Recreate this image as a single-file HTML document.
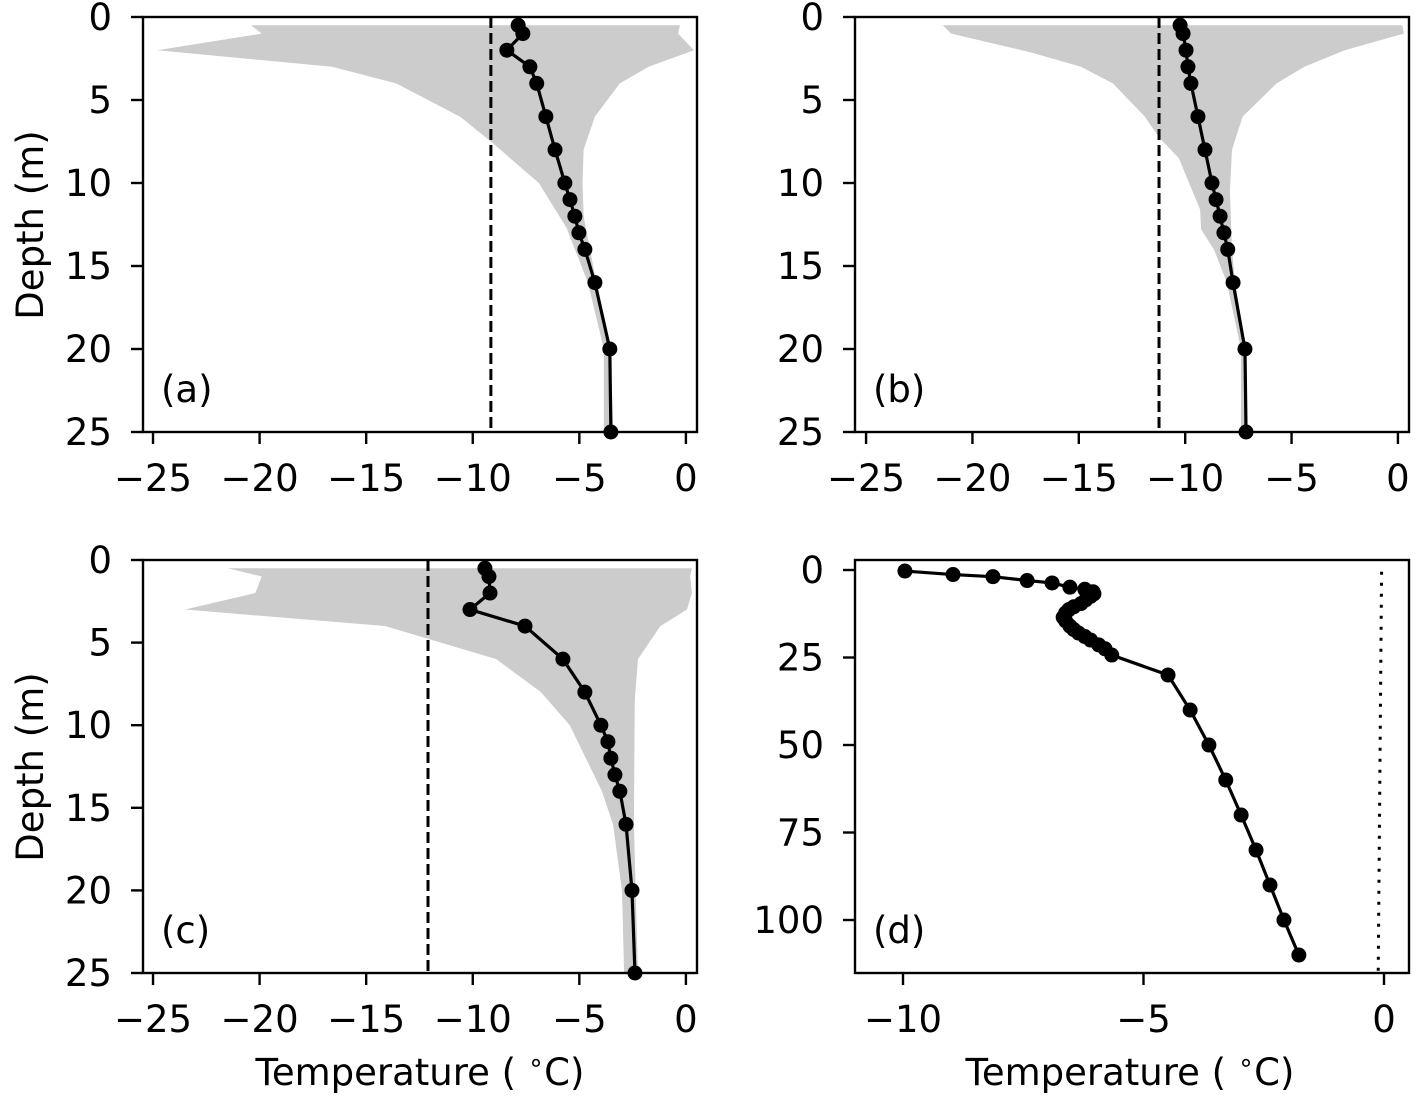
<!DOCTYPE html>
<html><head><meta charset="utf-8"><style>
html,body{margin:0;padding:0;background:#fff;}
svg{display:block;font-family:"DejaVu Sans","Liberation Sans",sans-serif;}
</style></head><body>
<svg id="fig" width="1419" height="1102" viewBox="0 0 1419 1102" xmlns="http://www.w3.org/2000/svg">
<rect width="1419" height="1102" fill="#fff"/>
</svg>
<script>
// ---- Panel (a) data ----
const depthsABC = [0.5,1,2,3,4,6,8,10,11,12,13,14,16,20,25];
const tempA = [-7.87,-7.65,-8.40,-7.32,-7.0,-6.57,-6.14,-5.68,-5.44,-5.21,-5.02,-4.74,-4.27,-3.57,-3.52];
const envDepthA = [0.5,1,2,3,4,6,7.5,10,12.7,16,20,25];
const envMinA = [-20.4,-19.9,-24.8,-16.6,-13.6,-10.6,-9.15,-6.9,-5.6,-4.6,-3.85,-3.85];
const envMaxDepthA = [0.5,1,2,3,4,6,8,10,12,14,16,20,25];
const envMaxA = [-0.28,-0.37,0.38,-1.75,-3.1,-4.27,-4.8,-4.85,-4.8,-4.5,-4.2,-3.55,-3.4];
const refA = -9.15;
// ---- Panel (b) data ----
const tempB = [-10.24,-10.1,-9.96,-9.87,-9.73,-9.4,-9.07,-8.74,-8.55,-8.36,-8.18,-8.0,-7.75,-7.19,-7.14];
const envDepthB = [0.5,1,2.15,3,4,6,7.3,8.5,11.6,12.8,14,16,20,25];
const envMinB = [-21.4,-21.0,-17.2,-14.9,-13.4,-11.9,-11.2,-10.3,-9.3,-9.25,-8.65,-8.04,-7.38,-7.38];
const envMaxDepthB = [0.5,1,2,3,4,6,8,10.5,14,16,20,25];
const envMaxB = [0.2,0.28,-2.5,-4.4,-5.7,-7.3,-7.8,-7.9,-7.8,-7.65,-7.14,-7.1];
const refB = -11.23;
// ---- Panel (c) data ----
const tempC = [-9.43,-9.24,-9.19,-10.13,-7.55,-5.77,-4.74,-3.99,-3.66,-3.52,-3.33,-3.1,-2.81,-2.53,-2.39];
const envDepthC = [0.5,1,2,3,4,6,8,10,14,16,20,25];
const envMinC = [-21.5,-19.9,-20.2,-23.5,-14.1,-8.9,-6.8,-5.45,-3.94,-3.42,-3.0,-2.9];
const envMaxDepthC = [0.5,1,2,3,4,6,8.5,16,25];
const envMaxC = [0.28,0.2,0.28,0.05,-1.2,-2.25,-2.4,-2.44,-2.25];
const refC = -12.1;
// ---- Panel (d) data ----
const depthD = [0.3,1.3,1.9,3,3.7,4.9,5.5,6.2,6.8,7.5,8.5,9.6,10.5,11.3,12.3,13.5,14.5,16,17,18,19,20,21.4,22.5,24.3,30,40,50,60,70,80,90,100,110];
const tempD = [-9.96,-8.96,-8.13,-7.42,-6.9,-6.53,-6.22,-6.05,-6.03,-6.1,-6.2,-6.3,-6.45,-6.55,-6.62,-6.67,-6.62,-6.53,-6.45,-6.35,-6.22,-6.1,-5.93,-5.8,-5.66,-4.49,-4.03,-3.64,-3.29,-2.97,-2.66,-2.37,-2.08,-1.77];
const refDTemp = [-0.05,-0.12];
const refDDepth = [0.5,115];
// ---- ticks ----
const xTicksABC = [-25,-20,-15,-10,-5,0];
const yTicksABC = [0,5,10,15,20,25];
const xTicksD = [-10,-5,0];
const yTicksD = [0,25,50,75,100];

const NS = "http://www.w3.org/2000/svg";
const svg = document.getElementById('fig');
const FS = 37;
function el(tag, attrs, parent){
  const e = document.createElementNS(NS, tag);
  for (const k in attrs) e.setAttribute(k, attrs[k]);
  (parent||svg).appendChild(e);
  return e;
}
function fmt(v){ return v<0 ? '\u2212'+Math.abs(v) : String(v); }

function panel(cfg){
  const g = el('g', {});
  
  
  const X = t => cfg.x0 + (t - cfg.tmin)/(cfg.tmax - cfg.tmin)*(cfg.x1 - cfg.x0);
  const Y = d => cfg.y0 + (d - cfg.dmin)/(cfg.dmax - cfg.dmin)*(cfg.y1 - cfg.y0);
  const clip = el('clipPath', {id:'clip-'+cfg.id}, g);
  el('rect', {x:cfg.x0, y:cfg.y0, width:cfg.x1-cfg.x0, height:cfg.y1-cfg.y0}, clip);
  const inner = el('g', {'clip-path':'url(#clip-'+cfg.id+')'}, g);
  if (cfg.envMin){
    let pts = [];
    for (let i=0;i<cfg.envMin.length;i++) pts.push(X(cfg.envMin[i])+','+Y(cfg.envDepth[i]));
    for (let i=cfg.envMax.length-1;i>=0;i--) pts.push(X(cfg.envMax[i])+','+Y(cfg.envMaxDepth[i]));
    const env = el('polygon', {points:pts.join(' '), fill:'#cccccc', stroke:'none'}, inner);
    
    
  }
  if (cfg.ref !== undefined){
    const l = el('line', {x1:X(cfg.ref), x2:X(cfg.ref), y1:cfg.y0, y2:cfg.y1, stroke:'#000', 'stroke-width':3, 'stroke-dasharray':'11,5'}, inner);
    
    
  }
  if (cfg.refT){
    const l = el('line', {x1:X(cfg.refT[0]), x2:X(cfg.refT[1]), y1:Y(cfg.refD[0]), y2:Y(cfg.refD[1]), stroke:'#000', 'stroke-width':3, 'stroke-dasharray':'3,8'}, inner);
    
    
  }
  const pts = cfg.temp.map((t,i)=>X(t)+','+Y(cfg.depth[i])).join(' ');
  const pl = el('polyline', {points:pts, fill:'none', stroke:'#000', 'stroke-width':3.2}, g);
  
  
  cfg.temp.forEach((t,i)=>{
    const c = el('circle', {cx:X(t), cy:Y(cfg.depth[i]), r:7.5, fill:'#000'}, g);
    
    
  });
  const frame = el('rect', {x:cfg.x0, y:cfg.y0, width:cfg.x1-cfg.x0, height:cfg.y1-cfg.y0, fill:'none', stroke:'#000', 'stroke-width':2.4}, g);
  
  
  cfg.xt.forEach(v=>{
    el('line', {x1:X(v), x2:X(v), y1:cfg.y1, y2:cfg.y1+12, stroke:'#000', 'stroke-width':2.4}, g);
    const t = el('text', {x:X(v), y:cfg.y1+59, 'font-size':FS, 'text-anchor':'middle'}, g);
    t.textContent = fmt(v);
    
    
  });
  cfg.yt.forEach(v=>{
    el('line', {x1:cfg.x0-12, x2:cfg.x0, y1:Y(v), y2:Y(v), stroke:'#000', 'stroke-width':2.4}, g);
    const t = el('text', {x:cfg.x0-31, y:Y(v)+13, 'font-size':FS, 'text-anchor':'end'}, g);
    t.textContent = fmt(v);
    
    
  });
  const lab = el('text', {x:cfg.x0+18, y:cfg.y1-30, 'font-size':FS}, g);
  lab.textContent = '('+cfg.id+')';
  
  
}

panel({id:'a', x0:143, x1:697, y0:17, y1:432, tmin:-25.47, tmax:0.52, dmin:0, dmax:25,
  depth:depthsABC, temp:tempA, envDepth:envDepthA, envMin:envMinA, envMaxDepth:envMaxDepthA, envMax:envMaxA, ref:refA, xt:xTicksABC, yt:yTicksABC});
panel({id:'b', x0:855, x1:1409, y0:17, y1:432, tmin:-25.52, tmax:0.52, dmin:0, dmax:25,
  depth:depthsABC, temp:tempB, envDepth:envDepthB, envMin:envMinB, envMaxDepth:envMaxDepthB, envMax:envMaxB, ref:refB, xt:xTicksABC, yt:yTicksABC});
panel({id:'c', x0:143, x1:697, y0:560, y1:973, tmin:-25.47, tmax:0.52, dmin:0, dmax:25,
  depth:depthsABC, temp:tempC, envDepth:envDepthC, envMin:envMinC, envMaxDepth:envMaxDepthC, envMax:envMaxC, ref:refC, xt:xTicksABC, yt:yTicksABC});
panel({id:'d', x0:855, x1:1409, y0:560, y1:973, tmin:-10.998, tmax:0.52, dmin:-2.86, dmax:115.14,
  depth:depthD, temp:tempD, refT:refDTemp, refD:refDDepth, xt:xTicksD, yt:yTicksD});

function ylabel(cy){
  const t = el('text', {x:0, y:0, 'font-size':FS, 'text-anchor':'middle', transform:'translate(43,'+cy+') rotate(-90)'});
  t.textContent = 'Depth (m)';
  
  
}
ylabel(225); ylabel(767);
function xlabel(cx){
  const t = el('text', {x:cx, y:1085, 'font-size':FS, 'text-anchor':'middle'});
  
  
  const a = el('tspan', {}, t); a.textContent = 'Temperature ( ';
  const b = el('tspan', {dy:-14, 'font-size':26}, t); b.textContent = '\u2218';
  const c = el('tspan', {dy:14}, t); c.textContent = 'C)';
}
xlabel(420); xlabel(1130);
</script>
</body></html>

**PROMPT:** Using the listing, copy every line where the word "document" shows up.

**OUTPUT FOR THIS TASK:**
Recreate this image as a single-file HTML document.
const svg = document.getElementById('fig');
  const e = document.createElementNS(NS, tag);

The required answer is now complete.